# JOB
Print the lines of the listing below verbatim from its first line through the line bearing "means = [0.315, 0.300, 0.327, 0.357, 0.302]". Any pictures are to be omitted.

_ _ _ _

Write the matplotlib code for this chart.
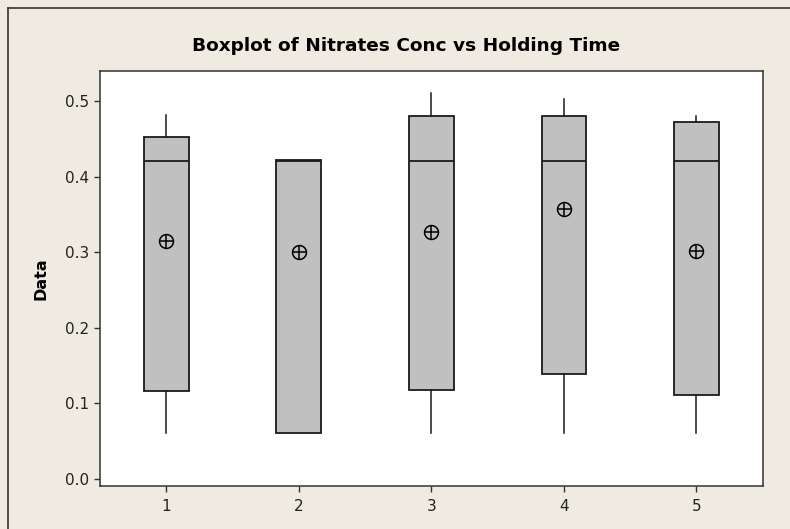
import matplotlib.pyplot as plt
from matplotlib.lines import Line2D

groups = ["1", "2", "3", "4", "5"]
whisker_low = [0.06, 0.06, 0.06, 0.06, 0.06]
q1 = [0.116, 0.06, 0.118, 0.139, 0.111]
medians = [0.42, 0.42, 0.42, 0.42, 0.42]
q3 = [0.452, 0.422, 0.48, 0.48, 0.472]
whisker_high = [0.482, 0.422, 0.51, 0.503, 0.48]
means = [0.315, 0.300, 0.327, 0.357, 0.302]

bg = "#EFEBE1"
fig = plt.figure(figsize=(7.9, 5.29), dpi=100, facecolor=bg)
ax = fig.add_axes([0.1266, 0.0819, 0.8389, 0.7839])
ax.set_facecolor("white")

stats = []
for i, g in enumerate(groups):
    stats.append(dict(label=g, whislo=whisker_low[i], q1=q1[i], med=medians[i],
                      q3=q3[i], whishi=whisker_high[i], mean=means[i], fliers=[]))

positions = list(range(1, len(groups) + 1))
ax.bxp(stats, positions=positions, widths=0.337, patch_artist=True,
       showcaps=False, showfliers=False,
       boxprops=dict(facecolor="#C0C0C0", edgecolor="#1a1a1a", linewidth=1.3),
       medianprops=dict(color="#1a1a1a", linewidth=1.3),
       whiskerprops=dict(color="#1a1a1a", linewidth=1.1))

# mean symbol: circle with cross
ax.plot(positions, means, linestyle="none", marker="o", markersize=10,
        markerfacecolor="none", markeredgecolor="black", markeredgewidth=1.1)
ax.plot(positions, means, linestyle="none", marker="+", markersize=10,
        markeredgecolor="black", markeredgewidth=1.1)

ax.set_xlim(0.5, 5.5)
ax.set_ylim(-0.0093, 0.5397)
ax.set_xticks(positions)
ax.set_xticklabels(groups)
ax.set_yticks([0.0, 0.1, 0.2, 0.3, 0.4, 0.5])
ax.set_yticklabels(["0.0", "0.1", "0.2", "0.3", "0.4", "0.5"])
ax.tick_params(direction="out", length=4.5, width=1, color="#333333",
               labelsize=11, labelcolor="#222222")
ax.tick_params(axis="y", pad=3)
ax.tick_params(axis="x", pad=5)
for s in ax.spines.values():
    s.set_color("#333333")
    s.set_linewidth(1.1)

ax.set_ylabel("Data", fontsize=11.5, fontweight="bold", labelpad=12)
fig.text(406 / 790, 1 - 46 / 529, "Boxplot of Nitrates Conc vs Holding Time",
         ha="center", va="center", fontsize=13.3, fontweight="bold")

# outer frame (left and top edges visible)
fig.add_artist(Line2D([8 / 790, 8 / 790], [0, 1 - 8 / 529], color="#333333",
                      linewidth=1.2, transform=fig.transFigure))
fig.add_artist(Line2D([8 / 790, 1], [1 - 8 / 529, 1 - 8 / 529], color="#333333",
                      linewidth=1.2, transform=fig.transFigure))

fig.savefig("out.png", dpi=100, facecolor=bg)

_ _ _ _

# RESULT OF THIS EXERCISE
Write the matplotlib code for this chart.
import matplotlib.pyplot as plt
from matplotlib.lines import Line2D

groups = ["1", "2", "3", "4", "5"]
whisker_low = [0.06, 0.06, 0.06, 0.06, 0.06]
q1 = [0.116, 0.06, 0.118, 0.139, 0.111]
medians = [0.42, 0.42, 0.42, 0.42, 0.42]
q3 = [0.452, 0.422, 0.48, 0.48, 0.472]
whisker_high = [0.482, 0.422, 0.51, 0.503, 0.48]
means = [0.315, 0.300, 0.327, 0.357, 0.302]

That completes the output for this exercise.